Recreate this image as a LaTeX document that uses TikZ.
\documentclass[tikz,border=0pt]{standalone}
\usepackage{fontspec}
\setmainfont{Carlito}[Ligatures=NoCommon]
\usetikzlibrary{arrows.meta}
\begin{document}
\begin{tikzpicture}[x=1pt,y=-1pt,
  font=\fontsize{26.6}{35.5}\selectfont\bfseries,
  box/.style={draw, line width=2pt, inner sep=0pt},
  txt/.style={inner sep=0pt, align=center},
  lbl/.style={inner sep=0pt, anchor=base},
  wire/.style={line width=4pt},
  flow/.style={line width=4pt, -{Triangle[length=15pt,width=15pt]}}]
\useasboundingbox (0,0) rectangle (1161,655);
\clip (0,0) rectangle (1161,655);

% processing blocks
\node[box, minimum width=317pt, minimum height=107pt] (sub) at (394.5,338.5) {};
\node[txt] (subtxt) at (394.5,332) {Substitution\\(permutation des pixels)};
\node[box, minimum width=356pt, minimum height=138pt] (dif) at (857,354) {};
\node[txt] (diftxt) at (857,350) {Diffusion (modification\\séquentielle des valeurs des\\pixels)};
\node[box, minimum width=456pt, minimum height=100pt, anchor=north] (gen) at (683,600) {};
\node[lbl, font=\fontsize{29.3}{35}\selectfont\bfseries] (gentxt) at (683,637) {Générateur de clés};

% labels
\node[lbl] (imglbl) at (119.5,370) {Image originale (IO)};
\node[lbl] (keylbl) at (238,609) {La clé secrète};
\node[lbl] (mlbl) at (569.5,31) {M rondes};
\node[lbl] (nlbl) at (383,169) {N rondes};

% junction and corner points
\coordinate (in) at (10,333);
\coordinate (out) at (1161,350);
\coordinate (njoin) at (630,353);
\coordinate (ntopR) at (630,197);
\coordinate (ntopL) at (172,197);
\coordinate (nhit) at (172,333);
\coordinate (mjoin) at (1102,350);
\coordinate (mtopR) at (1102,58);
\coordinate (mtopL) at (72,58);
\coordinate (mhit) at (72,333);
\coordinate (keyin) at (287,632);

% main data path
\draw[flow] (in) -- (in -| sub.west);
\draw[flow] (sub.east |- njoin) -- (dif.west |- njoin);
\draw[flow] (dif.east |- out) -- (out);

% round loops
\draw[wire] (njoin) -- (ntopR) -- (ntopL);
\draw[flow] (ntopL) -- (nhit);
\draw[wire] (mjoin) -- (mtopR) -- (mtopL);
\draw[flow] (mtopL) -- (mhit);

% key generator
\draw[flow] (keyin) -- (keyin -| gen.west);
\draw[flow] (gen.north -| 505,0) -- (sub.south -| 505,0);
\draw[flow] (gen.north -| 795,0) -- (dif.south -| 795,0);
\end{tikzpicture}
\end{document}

————

Task prompt >>
Write out exactly, please, the lines beginning at the start of the material and ending with the line that holds "(nlbl) at (383,169)", both included.

Complete output >>
Recreate this image as a LaTeX document that uses TikZ.
\documentclass[tikz,border=0pt]{standalone}
\usepackage{fontspec}
\setmainfont{Carlito}[Ligatures=NoCommon]
\usetikzlibrary{arrows.meta}
\begin{document}
\begin{tikzpicture}[x=1pt,y=-1pt,
  font=\fontsize{26.6}{35.5}\selectfont\bfseries,
  box/.style={draw, line width=2pt, inner sep=0pt},
  txt/.style={inner sep=0pt, align=center},
  lbl/.style={inner sep=0pt, anchor=base},
  wire/.style={line width=4pt},
  flow/.style={line width=4pt, -{Triangle[length=15pt,width=15pt]}}]
\useasboundingbox (0,0) rectangle (1161,655);
\clip (0,0) rectangle (1161,655);

% processing blocks
\node[box, minimum width=317pt, minimum height=107pt] (sub) at (394.5,338.5) {};
\node[txt] (subtxt) at (394.5,332) {Substitution\\(permutation des pixels)};
\node[box, minimum width=356pt, minimum height=138pt] (dif) at (857,354) {};
\node[txt] (diftxt) at (857,350) {Diffusion (modification\\séquentielle des valeurs des\\pixels)};
\node[box, minimum width=456pt, minimum height=100pt, anchor=north] (gen) at (683,600) {};
\node[lbl, font=\fontsize{29.3}{35}\selectfont\bfseries] (gentxt) at (683,637) {Générateur de clés};

% labels
\node[lbl] (imglbl) at (119.5,370) {Image originale (IO)};
\node[lbl] (keylbl) at (238,609) {La clé secrète};
\node[lbl] (mlbl) at (569.5,31) {M rondes};
\node[lbl] (nlbl) at (383,169) {N rondes};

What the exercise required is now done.